WHAT IS ASKED: Return the lines below exactly, from the first line to the line that contains "at (330, 199);". Leave out pictures.

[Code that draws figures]
━━━━━━━━━━━━━━━━━━━━━━━━━━━━━━

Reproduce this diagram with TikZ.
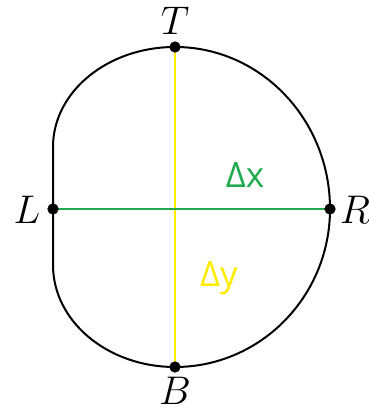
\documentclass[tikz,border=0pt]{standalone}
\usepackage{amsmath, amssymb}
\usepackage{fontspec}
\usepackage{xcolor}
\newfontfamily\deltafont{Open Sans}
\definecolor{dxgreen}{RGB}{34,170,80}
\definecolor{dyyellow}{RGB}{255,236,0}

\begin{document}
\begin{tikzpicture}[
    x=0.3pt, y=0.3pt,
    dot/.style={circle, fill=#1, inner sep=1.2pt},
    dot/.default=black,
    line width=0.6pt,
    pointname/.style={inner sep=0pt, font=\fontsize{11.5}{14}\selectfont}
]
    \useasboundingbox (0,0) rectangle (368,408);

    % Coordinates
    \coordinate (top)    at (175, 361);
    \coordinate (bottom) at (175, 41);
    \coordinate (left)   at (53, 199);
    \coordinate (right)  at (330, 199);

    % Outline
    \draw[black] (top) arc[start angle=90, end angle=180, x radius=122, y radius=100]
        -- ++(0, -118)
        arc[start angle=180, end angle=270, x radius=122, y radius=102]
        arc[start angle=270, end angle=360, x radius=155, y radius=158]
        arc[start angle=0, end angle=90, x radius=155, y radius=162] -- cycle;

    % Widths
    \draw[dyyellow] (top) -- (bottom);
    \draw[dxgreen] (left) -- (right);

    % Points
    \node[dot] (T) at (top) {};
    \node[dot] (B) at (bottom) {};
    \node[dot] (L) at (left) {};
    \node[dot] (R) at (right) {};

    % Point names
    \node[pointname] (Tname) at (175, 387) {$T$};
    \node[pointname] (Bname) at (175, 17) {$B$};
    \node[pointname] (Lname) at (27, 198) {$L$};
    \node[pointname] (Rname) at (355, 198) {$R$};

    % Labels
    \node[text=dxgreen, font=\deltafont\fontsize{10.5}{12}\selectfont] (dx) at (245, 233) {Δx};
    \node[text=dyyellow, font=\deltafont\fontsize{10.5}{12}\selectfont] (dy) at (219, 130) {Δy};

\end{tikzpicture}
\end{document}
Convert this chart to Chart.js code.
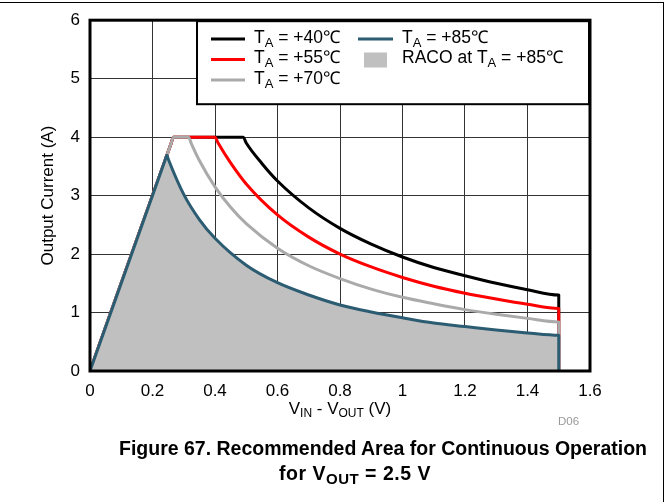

━━━━━━━━━━━━━━━━━━━━━━━━━━━━━━

SOLUTION TO THIS PROBLEM:
Reproduce this diagram with TikZ.
\documentclass[tikz,border=0pt]{standalone}
\usepackage{amsmath, amssymb}
\usepackage{fontspec}
\usepackage{xcolor}
\newfontfamily\deltafont{Open Sans}
\definecolor{dxgreen}{RGB}{34,170,80}
\definecolor{dyyellow}{RGB}{255,236,0}

\begin{document}
\begin{tikzpicture}[
    x=0.3pt, y=0.3pt,
    dot/.style={circle, fill=#1, inner sep=1.2pt},
    dot/.default=black,
    line width=0.6pt,
    pointname/.style={inner sep=0pt, font=\fontsize{11.5}{14}\selectfont}
]
    \useasboundingbox (0,0) rectangle (368,408);

    % Coordinates
    \coordinate (top)    at (175, 361);
    \coordinate (bottom) at (175, 41);
    \coordinate (left)   at (53, 199);
    \coordinate (right)  at (330, 199);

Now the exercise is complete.